__Aim of the exercise__:
Produce a word-for-word copy of the listing below without its pictures.

__Rows__:
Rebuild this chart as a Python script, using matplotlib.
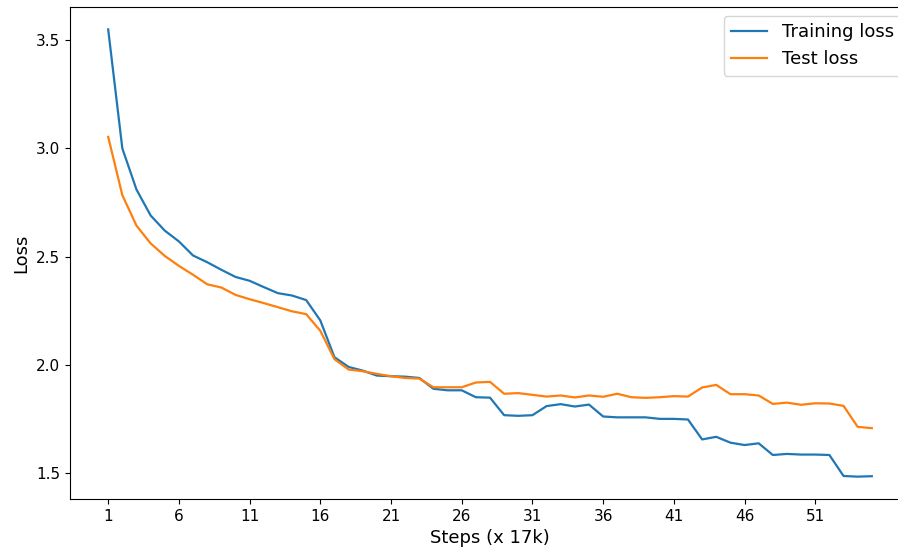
"""
Training vs test loss curve.
"""

import matplotlib
matplotlib.use("Agg")
import matplotlib.pyplot as plt

steps = list(range(1, 56))

training_loss = [
    3.55, 3.00, 2.81, 2.69, 2.62, 2.57, 2.505, 2.474, 2.439, 2.406,
    2.388, 2.359, 2.331, 2.320, 2.299, 2.205, 2.035, 1.990, 1.973, 1.950,
    1.947, 1.945, 1.939, 1.889, 1.882, 1.882, 1.850, 1.848, 1.767, 1.764,
    1.767, 1.809, 1.818, 1.807, 1.816, 1.761, 1.757, 1.757, 1.757, 1.750,
    1.750, 1.747, 1.655, 1.667, 1.640, 1.629, 1.637, 1.583, 1.588, 1.585,
    1.585, 1.583, 1.486, 1.483, 1.485,
]

test_loss = [
    3.053, 2.784, 2.643, 2.561, 2.503, 2.457, 2.416, 2.372, 2.357, 2.323,
    2.303, 2.285, 2.266, 2.247, 2.234, 2.157, 2.026, 1.978, 1.970, 1.958,
    1.947, 1.939, 1.936, 1.896, 1.896, 1.896, 1.918, 1.921, 1.866, 1.869,
    1.861, 1.853, 1.858, 1.849, 1.858, 1.852, 1.866, 1.850, 1.847, 1.850,
    1.855, 1.853, 1.895, 1.907, 1.864, 1.864, 1.858, 1.819, 1.825, 1.815,
    1.822, 1.821, 1.810, 1.713, 1.707,
]

xticks = list(range(1, 56, 5))

fig = plt.figure(figsize=(8.98, 5.53), dpi=100)
# axes runs past the right edge, like the cropped original
ax = fig.add_axes([70 / 898, 54 / 553, 840 / 898, 492 / 553])

ax.plot(steps, training_loss, label="Training loss", linewidth=1.6)
ax.plot(steps, test_loss, label="Test loss", linewidth=1.6)

ax.set_xticks(xticks)
ax.set_yticks([1.5, 2.0, 2.5, 3.0, 3.5])
ax.tick_params(labelsize=11)
ax.set_xlabel("Steps (x 17k)", fontsize=13)
ax.set_ylabel("Loss", fontsize=13)
ax.spines["right"].set_visible(False)
ax.legend(loc="upper right", fontsize=13)

fig.savefig("out.png", dpi=100)
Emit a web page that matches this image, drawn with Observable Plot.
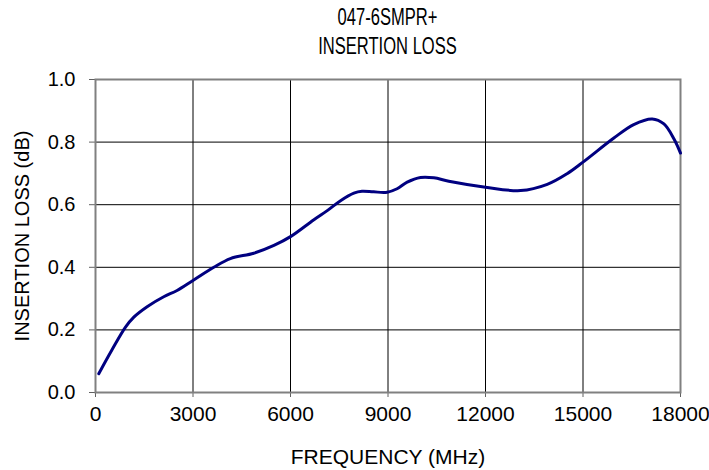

__Correct output__:
Rebuild this chart as a Python script, using matplotlib.
"""
Training vs test loss curve.
"""

import matplotlib
matplotlib.use("Agg")
import matplotlib.pyplot as plt

steps = list(range(1, 56))

training_loss = [
    3.55, 3.00, 2.81, 2.69, 2.62, 2.57, 2.505, 2.474, 2.439, 2.406,
    2.388, 2.359, 2.331, 2.320, 2.299, 2.205, 2.035, 1.990, 1.973, 1.950,
    1.947, 1.945, 1.939, 1.889, 1.882, 1.882, 1.850, 1.848, 1.767, 1.764,
    1.767, 1.809, 1.818, 1.807, 1.816, 1.761, 1.757, 1.757, 1.757, 1.750,
    1.750, 1.747, 1.655, 1.667, 1.640, 1.629, 1.637, 1.583, 1.588, 1.585,
    1.585, 1.583, 1.486, 1.483, 1.485,
]

test_loss = [
    3.053, 2.784, 2.643, 2.561, 2.503, 2.457, 2.416, 2.372, 2.357, 2.323,
    2.303, 2.285, 2.266, 2.247, 2.234, 2.157, 2.026, 1.978, 1.970, 1.958,
    1.947, 1.939, 1.936, 1.896, 1.896, 1.896, 1.918, 1.921, 1.866, 1.869,
    1.861, 1.853, 1.858, 1.849, 1.858, 1.852, 1.866, 1.850, 1.847, 1.850,
    1.855, 1.853, 1.895, 1.907, 1.864, 1.864, 1.858, 1.819, 1.825, 1.815,
    1.822, 1.821, 1.810, 1.713, 1.707,
]

xticks = list(range(1, 56, 5))

fig = plt.figure(figsize=(8.98, 5.53), dpi=100)
# axes runs past the right edge, like the cropped original
ax = fig.add_axes([70 / 898, 54 / 553, 840 / 898, 492 / 553])

ax.plot(steps, training_loss, label="Training loss", linewidth=1.6)
ax.plot(steps, test_loss, label="Test loss", linewidth=1.6)

ax.set_xticks(xticks)
ax.set_yticks([1.5, 2.0, 2.5, 3.0, 3.5])
ax.tick_params(labelsize=11)
ax.set_xlabel("Steps (x 17k)", fontsize=13)
ax.set_ylabel("Loss", fontsize=13)
ax.spines["right"].set_visible(False)
ax.legend(loc="upper right", fontsize=13)

fig.savefig("out.png", dpi=100)
Emit a web page that matches this image, drawn with Observable Plot.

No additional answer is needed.